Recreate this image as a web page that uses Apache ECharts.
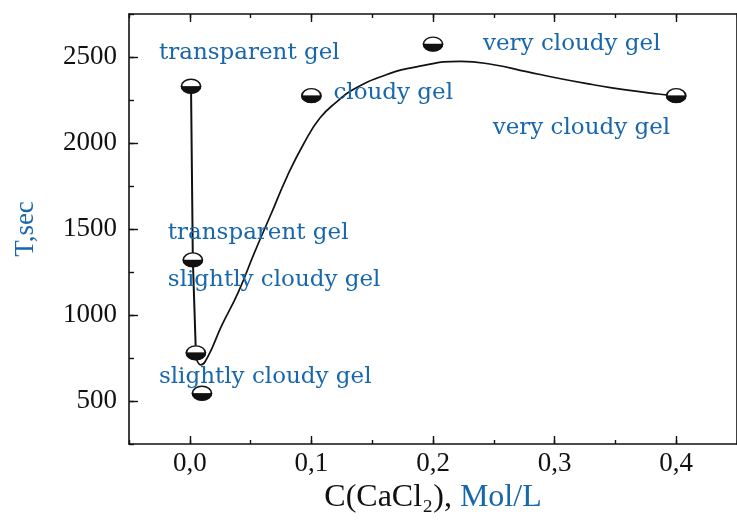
<!DOCTYPE html>
<html>
<head>
<meta charset="utf-8">
<script src="https://cdn.jsdelivr.net/npm/echarts@6/dist/echarts.min.js"></script>
<style>
  html, body { margin: 0; padding: 0; background: #fff; }
  #chart { width: 737px; height: 523px; }
</style>
</head>
<body>
<div id="chart"></div>
<script>
// Gelation time vs CaCl2 concentration
const concentration = [0.001, 0.0025, 0.005, 0.01, 0.1, 0.2, 0.4];   // Mol/L
const gelTime       = [2330, 1320, 780, 545, 2275, 2575, 2275];       // T, sec
const gelNotes = [
  'transparent gel',
  'transparent gel\nslightly cloudy gel',
  '',
  'slightly cloudy gel',
  'cloudy gel',
  'very cloudy gel',
  'very cloudy gel'
];
// points joined by straight segments (low-concentration branch)
const branchCount = 3;

// fitted trend curve
const fitX = [0.0057, 0.009, 0.015, 0.026, 0.040, 0.053, 0.067, 0.080, 0.094, 0.107, 0.121,
              0.134, 0.161, 0.188, 0.223, 0.250, 0.277, 0.304, 0.331, 0.357, 0.385, 0.400];
const fitT = [740, 710, 760, 935, 1135, 1360, 1590, 1805, 2000, 2145, 2240,
              2310, 2395, 2445, 2475, 2455, 2415, 2375, 2340, 2310, 2285, 2275];

const xMajor = [0, 0.1, 0.2, 0.3, 0.4];
const yMajor = [500, 1000, 1500, 2000, 2500];

const BLUE = '#1866ab';
const INK = '#111';
const SERIF = '"Liberation Serif", "Times New Roman", serif';
const NOTE_FONT = '"DejaVu Serif", serif';

// label placement per point (relative to the marker centre)
const noteStyle = [
  { align: 'left',  offset: [-32, -33] },
  { align: 'left',  offset: [-25, -3], lineHeight: 47 },
  { align: 'left',  offset: [0, 0] },
  { align: 'left',  offset: [-43, -16] },
  { align: 'left',  offset: [22, -3] },
  { align: 'left',  offset: [50, 0] },
  { align: 'right', offset: [-6, 32] }
];

const ellipsePath = 'path://M0,10 C0,4.477 4.477,0 10,0 C15.523,0 20,4.477 20,10 C20,15.523 15.523,20 10,20 C4.477,20 0,15.523 0,10 Z';
const lowerHalfPath = 'path://M0,10 C0,15.523 4.477,20 10,20 C15.523,20 20,15.523 20,10 Z';
const MARK_W = 19, MARK_H = 14;

const points = concentration.map((c, i) => [c, gelTime[i]]);
const branch = points.slice(0, branchCount);
const fit = fitX.map((c, i) => [c, fitT[i]]);

const commaFmt = v => v.toFixed(1).replace('.', ',');

const chart = echarts.init(document.getElementById('chart'), null, { renderer: 'canvas' });

const frameLine = { show: true, onZero: false, lineStyle: { color: INK, width: 1.6 } };
const noLine = { show: false, onZero: false };

chart.setOption({
  animation: false,
  backgroundColor: '#fff',
  grid: { left: 129, right: -10.5, top: 14, bottom: 79, containLabel: false },
  xAxis: [
    {
      type: 'value', position: 'bottom', min: -0.05, max: 0.45, interval: 0.05,
      axisLine: frameLine,
      axisTick: { show: true, inside: true, length: 8, customValues: xMajor, lineStyle: { color: INK, width: 1.4 } },
      axisLabel: { customValues: xMajor, formatter: commaFmt, fontFamily: SERIF, fontSize: 27, color: INK, margin: 6 },
      splitLine: { show: false },
      name: '{k|C(CaCl₂), }{u|Mol/L}',
      nameLocation: 'middle', nameGap: 37,
      nameTextStyle: {
        rich: {
          k: { fontFamily: SERIF, fontSize: 32, color: INK },
          u: { fontFamily: SERIF, fontSize: 32, color: BLUE }
        }
      }
    },
    {
      type: 'value', position: 'bottom', min: -0.05, max: 0.45, interval: 0.05,
      axisLine: noLine,
      axisTick: { show: true, inside: true, length: 4, lineStyle: { color: INK, width: 1.4 } },
      axisLabel: { show: false }, splitLine: { show: false }
    },
    {
      type: 'value', position: 'top', min: -0.05, max: 0.45, interval: 0.05,
      axisLine: frameLine,
      axisTick: { show: true, inside: true, length: 8, customValues: xMajor, lineStyle: { color: INK, width: 1.4 } },
      axisLabel: { show: false }, splitLine: { show: false }
    },
    {
      type: 'value', position: 'top', min: -0.05, max: 0.45, interval: 0.05,
      axisLine: noLine,
      axisTick: { show: true, inside: true, length: 4, lineStyle: { color: INK, width: 1.4 } },
      axisLabel: { show: false }, splitLine: { show: false }
    }
  ],
  yAxis: [
    {
      type: 'value', position: 'left', min: 250, max: 2750, interval: 250,
      axisLine: frameLine,
      axisTick: { show: true, inside: true, length: 9, customValues: yMajor, lineStyle: { color: INK, width: 1.4 } },
      axisLabel: { customValues: yMajor, formatter: v => String(v), fontFamily: SERIF, fontSize: 27, color: INK, margin: 12 },
      splitLine: { show: false },
      name: 'T,sec', nameLocation: 'middle', nameGap: 90, nameRotate: 90,
      nameTextStyle: { fontFamily: SERIF, fontSize: 27, color: BLUE }
    },
    {
      type: 'value', position: 'left', min: 250, max: 2750, interval: 250,
      axisLine: noLine,
      axisTick: { show: true, inside: true, length: 5, lineStyle: { color: INK, width: 1.4 } },
      axisLabel: { show: false }, splitLine: { show: false }
    },
    {
      type: 'value', position: 'right', min: 250, max: 2750, interval: 250,
      axisLine: frameLine, axisTick: { show: false }, axisLabel: { show: false }, splitLine: { show: false }
    }
  ],
  series: [
    {
      name: 'fit', type: 'line', data: fit, smooth: 0.5,
      showSymbol: false, symbol: 'none', z: 2,
      lineStyle: { color: INK, width: 1.7 }
    },
    {
      name: 'branch', type: 'line', data: branch,
      showSymbol: false, symbol: 'none', z: 2,
      lineStyle: { color: INK, width: 2 }
    },
    {
      name: 'markers', type: 'scatter', z: 3,
      symbol: ellipsePath, symbolSize: [MARK_W, MARK_H],
      itemStyle: { color: '#fff', borderColor: INK, borderWidth: 1.5, opacity: 1 },
      data: points.map((p, i) => ({
        value: p,
        label: {
          show: gelNotes[i] !== '',
          formatter: gelNotes[i],
          position: 'inside',
          align: noteStyle[i].align,
          verticalAlign: 'middle',
          offset: noteStyle[i].offset,
          lineHeight: noteStyle[i].lineHeight || 28,
          fontFamily: NOTE_FONT, fontSize: 23, color: BLUE
        }
      }))
    },
    {
      name: 'marker fill', type: 'scatter', z: 4, silent: true,
      symbol: lowerHalfPath, symbolSize: [MARK_W, MARK_H / 2], symbolOffset: [0, MARK_H / 4],
      itemStyle: { color: INK, borderColor: INK, borderWidth: 1, opacity: 1 },
      data: points
    }
  ]
});
</script>
</body>
</html>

——

SET TASK: Retype the listing exactly. Pictures do not belong in the copy.

REPLY:
Recreate this image as a web page that uses Apache ECharts.
<!DOCTYPE html>
<html>
<head>
<meta charset="utf-8">
<script src="https://cdn.jsdelivr.net/npm/echarts@6/dist/echarts.min.js"></script>
<style>
  html, body { margin: 0; padding: 0; background: #fff; }
  #chart { width: 737px; height: 523px; }
</style>
</head>
<body>
<div id="chart"></div>
<script>
// Gelation time vs CaCl2 concentration
const concentration = [0.001, 0.0025, 0.005, 0.01, 0.1, 0.2, 0.4];   // Mol/L
const gelTime       = [2330, 1320, 780, 545, 2275, 2575, 2275];       // T, sec
const gelNotes = [
  'transparent gel',
  'transparent gel\nslightly cloudy gel',
  '',
  'slightly cloudy gel',
  'cloudy gel',
  'very cloudy gel',
  'very cloudy gel'
];
// points joined by straight segments (low-concentration branch)
const branchCount = 3;

// fitted trend curve
const fitX = [0.0057, 0.009, 0.015, 0.026, 0.040, 0.053, 0.067, 0.080, 0.094, 0.107, 0.121,
              0.134, 0.161, 0.188, 0.223, 0.250, 0.277, 0.304, 0.331, 0.357, 0.385, 0.400];
const fitT = [740, 710, 760, 935, 1135, 1360, 1590, 1805, 2000, 2145, 2240,
              2310, 2395, 2445, 2475, 2455, 2415, 2375, 2340, 2310, 2285, 2275];

const xMajor = [0, 0.1, 0.2, 0.3, 0.4];
const yMajor = [500, 1000, 1500, 2000, 2500];

const BLUE = '#1866ab';
const INK = '#111';
const SERIF = '"Liberation Serif", "Times New Roman", serif';
const NOTE_FONT = '"DejaVu Serif", serif';

// label placement per point (relative to the marker centre)
const noteStyle = [
  { align: 'left',  offset: [-32, -33] },
  { align: 'left',  offset: [-25, -3], lineHeight: 47 },
  { align: 'left',  offset: [0, 0] },
  { align: 'left',  offset: [-43, -16] },
  { align: 'left',  offset: [22, -3] },
  { align: 'left',  offset: [50, 0] },
  { align: 'right', offset: [-6, 32] }
];

const ellipsePath = 'path://M0,10 C0,4.477 4.477,0 10,0 C15.523,0 20,4.477 20,10 C20,15.523 15.523,20 10,20 C4.477,20 0,15.523 0,10 Z';
const lowerHalfPath = 'path://M0,10 C0,15.523 4.477,20 10,20 C15.523,20 20,15.523 20,10 Z';
const MARK_W = 19, MARK_H = 14;

const points = concentration.map((c, i) => [c, gelTime[i]]);
const branch = points.slice(0, branchCount);
const fit = fitX.map((c, i) => [c, fitT[i]]);

const commaFmt = v => v.toFixed(1).replace('.', ',');

const chart = echarts.init(document.getElementById('chart'), null, { renderer: 'canvas' });

const frameLine = { show: true, onZero: false, lineStyle: { color: INK, width: 1.6 } };
const noLine = { show: false, onZero: false };

chart.setOption({
  animation: false,
  backgroundColor: '#fff',
  grid: { left: 129, right: -10.5, top: 14, bottom: 79, containLabel: false },
  xAxis: [
    {
      type: 'value', position: 'bottom', min: -0.05, max: 0.45, interval: 0.05,
      axisLine: frameLine,
      axisTick: { show: true, inside: true, length: 8, customValues: xMajor, lineStyle: { color: INK, width: 1.4 } },
      axisLabel: { customValues: xMajor, formatter: commaFmt, fontFamily: SERIF, fontSize: 27, color: INK, margin: 6 },
      splitLine: { show: false },
      name: '{k|C(CaCl₂), }{u|Mol/L}',
      nameLocation: 'middle', nameGap: 37,
      nameTextStyle: {
        rich: {
          k: { fontFamily: SERIF, fontSize: 32, color: INK },
          u: { fontFamily: SERIF, fontSize: 32, color: BLUE }
        }
      }
    },
    {
      type: 'value', position: 'bottom', min: -0.05, max: 0.45, interval: 0.05,
      axisLine: noLine,
      axisTick: { show: true, inside: true, length: 4, lineStyle: { color: INK, width: 1.4 } },
      axisLabel: { show: false }, splitLine: { show: false }
    },
    {
      type: 'value', position: 'top', min: -0.05, max: 0.45, interval: 0.05,
      axisLine: frameLine,
      axisTick: { show: true, inside: true, length: 8, customValues: xMajor, lineStyle: { color: INK, width: 1.4 } },
      axisLabel: { show: false }, splitLine: { show: false }
    },
    {
      type: 'value', position: 'top', min: -0.05, max: 0.45, interval: 0.05,
      axisLine: noLine,
      axisTick: { show: true, inside: true, length: 4, lineStyle: { color: INK, width: 1.4 } },
      axisLabel: { show: false }, splitLine: { show: false }
    }
  ],
  yAxis: [
    {
      type: 'value', position: 'left', min: 250, max: 2750, interval: 250,
      axisLine: frameLine,
      axisTick: { show: true, inside: true, length: 9, customValues: yMajor, lineStyle: { color: INK, width: 1.4 } },
      axisLabel: { customValues: yMajor, formatter: v => String(v), fontFamily: SERIF, fontSize: 27, color: INK, margin: 12 },
      splitLine: { show: false },
      name: 'T,sec', nameLocation: 'middle', nameGap: 90, nameRotate: 90,
      nameTextStyle: { fontFamily: SERIF, fontSize: 27, color: BLUE }
    },
    {
      type: 'value', position: 'left', min: 250, max: 2750, interval: 250,
      axisLine: noLine,
      axisTick: { show: true, inside: true, length: 5, lineStyle: { color: INK, width: 1.4 } },
      axisLabel: { show: false }, splitLine: { show: false }
    },
    {
      type: 'value', position: 'right', min: 250, max: 2750, interval: 250,
      axisLine: frameLine, axisTick: { show: false }, axisLabel: { show: false }, splitLine: { show: false }
    }
  ],
  series: [
    {
      name: 'fit', type: 'line', data: fit, smooth: 0.5,
      showSymbol: false, symbol: 'none', z: 2,
      lineStyle: { color: INK, width: 1.7 }
    },
    {
      name: 'branch', type: 'line', data: branch,
      showSymbol: false, symbol: 'none', z: 2,
      lineStyle: { color: INK, width: 2 }
    },
    {
      name: 'markers', type: 'scatter', z: 3,
      symbol: ellipsePath, symbolSize: [MARK_W, MARK_H],
      itemStyle: { color: '#fff', borderColor: INK, borderWidth: 1.5, opacity: 1 },
      data: points.map((p, i) => ({
        value: p,
        label: {
          show: gelNotes[i] !== '',
          formatter: gelNotes[i],
          position: 'inside',
          align: noteStyle[i].align,
          verticalAlign: 'middle',
          offset: noteStyle[i].offset,
          lineHeight: noteStyle[i].lineHeight || 28,
          fontFamily: NOTE_FONT, fontSize: 23, color: BLUE
        }
      }))
    },
    {
      name: 'marker fill', type: 'scatter', z: 4, silent: true,
      symbol: lowerHalfPath, symbolSize: [MARK_W, MARK_H / 2], symbolOffset: [0, MARK_H / 4],
      itemStyle: { color: INK, borderColor: INK, borderWidth: 1, opacity: 1 },
      data: points
    }
  ]
});
</script>
</body>
</html>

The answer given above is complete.